Volunteers Construct New Stairway at Devil’s Head

A look at the mostly-finished stairway to the shore at Devil's Head, all of which was completed by volunteers using donated materials. (Submitted photo).

By Lura Jackson

Summertime in the United States is often synonymous with beaches – and while Calais doesn’t exactly offer the archetypal stretch of sandy shores that most beachgoers flock to, the beach that it does have is now a bit easier to access thanks to the efforts of volunteers at Devil’s Head. Work has nearly finished on a new set of stairs leading from a short path next to the access road down to the beach where the St. Croix River meets Passamaquoddy Bay.

The beach access path has been a mainstay at Devil’s Head since the park was created approximately 13 years ago. However, erosion resulting from rain runoff and storm tides gradually wore away at the granite steps leading to the shore, making them uneven and unsafe for visitors to traverse. Fixing the steps and restoring easy access to the beach was one of the main goals for the Friends of Devil’s Head, a group that established itself in 2015 with a goal of rehabilitating the park.
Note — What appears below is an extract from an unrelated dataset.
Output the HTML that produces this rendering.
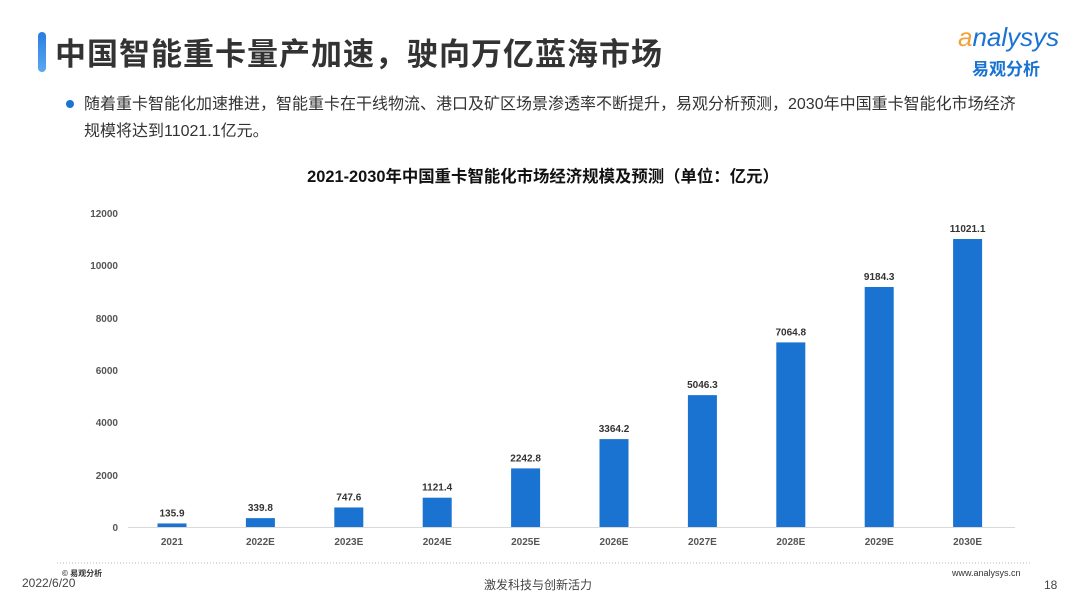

Many plans were considered for the stairs, including one that involved a metal staircase, one that involved a wholly wooden staircase, and another that integrated wood and stone together. The consensus between the Friends of Devil’s Head was that the new steps should look appropriate to the natural environment while also offering the highest amount of safety for visitors. 

An option for completing the steps with a minimal amount of mechanical interference was presented by one of the volunteers, Ken Ross. Ross offered the group significant experience with working with stone and creating new public structures and pathways in public parks. Ross’s plan was further fortified by the city’s willingness to provide the Friends of Devil’s Head with granite curbing that could be used as steps.

Assisted by his brother, Carl, Ross began the process of planning how to move the existing uneven steps – most of which were used to fortify the new steps – and how to place the curbing. Each of the new steps are 15” wide. Rather than stacking them edge to edge, Ross decided on placing the steps alongside 9” of crushed stone, making each step a total width of 26”. The wider steps make the path much more gradual and easy for visitors of all mobility levels to navigate. A total of thirteen steps were installed on the path, most of which were moved with nothing more than a crowbar. Now that the steps have been moved into place, a set of removable wooden steps will be added to the bottom of the stairway to improve access to the shore itself even more.

If you haven’t been to the beach this year, it’s a good time to visit the shoreline at Devil’s Head. Bring a picnic lunch and enjoy the cooling breeze. 

Coordinating the movement of several massive granite steps are Ken (left) and Carl (right) Ross. The brothers moved the old steps out of the way or added them underneath the new steps for stability. Thirteen new steps were installed to create a pathway to the beach at Devil's Head. (Submitted photo).